The Booky Man: Neil Gaiman, Comicus Maximus
I remember a day. I used to run with a dollar bill up to Mr. Branton’s store in Dothan, Alabama, back in a pure and innocent time. I was in a hurry to buy the latest comics the first of every month. Doctor Strange. Captain America. The Incredible Hulk. Enemy Ace. At 12 cents each, I could buy eight of them … and I would read The Fantastic Four, my favorite, cover-to-cover before I got home.
Who knew it was such an insidious and corrupting medium? I say this because in the years between WWII and the advent of the anti-hero—James Dean and Elvis and Jackson Pollock and Bird and all those rebels with a cause—a great scare went across America over the comic book. In the mid-1950s, comics may have been America’s most popular entertainment … and their garish and outrageous content appealed specially to teens—the gawky, suggestible, space aliens of our species.
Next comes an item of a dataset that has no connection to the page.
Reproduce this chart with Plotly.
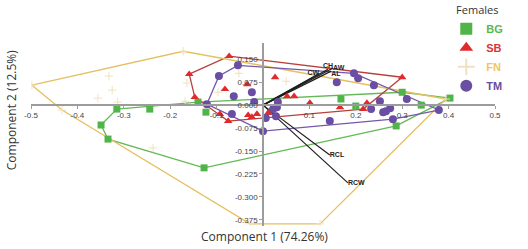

The lurid comic titles produced by publishers like William Gaines at EC comics, the man who later launched MAD magazine, drove conservative America crazy. Shepherds scrambled to protect their flocks. We had comic book burnings, angry sermons from ministers, speeches from self-righteous pre-McCarthyite politicos and, in general, the first manifestations of what would twenty years later come to be known as The Generation Gap.
All this is to say that in some strange way, comic books have often been the burning spear point of our culture. Comics pioneered, took chances. Comics tested themes and introduced heroes that infused the rest of our culture like the garlic in a stew. (To my own taste, you can never have too much garlic.)
So it is now, today. In the world of comics—I include here the graphic novel, those comics on steroids—it’s a new golden age, a time when the influence of the medium is as strong as it’s ever been. Look at the last two decades’ most popular movies—Avatar, Spider Man, Iron Man, Batman, Superman, X-Men. Comics brought to cinema, all. Look at the art—both Andy Warhol’s soup can and the pop art of Roy Liechtenstein had comic DNA. In these days of time famine and visual obsession, the quick-read graphic novel and Japanese-influenced manga are as hot as anything in our book stores. And the medium is making a cultural imprint. Look at Persepolis. Look at Maus. Check out the brilliant work of the Hernandez Brothers.
But the rock star of the comic world remains a Brit who lives in Minnesota. His name is Neil Gaiman. He has the Midas touch.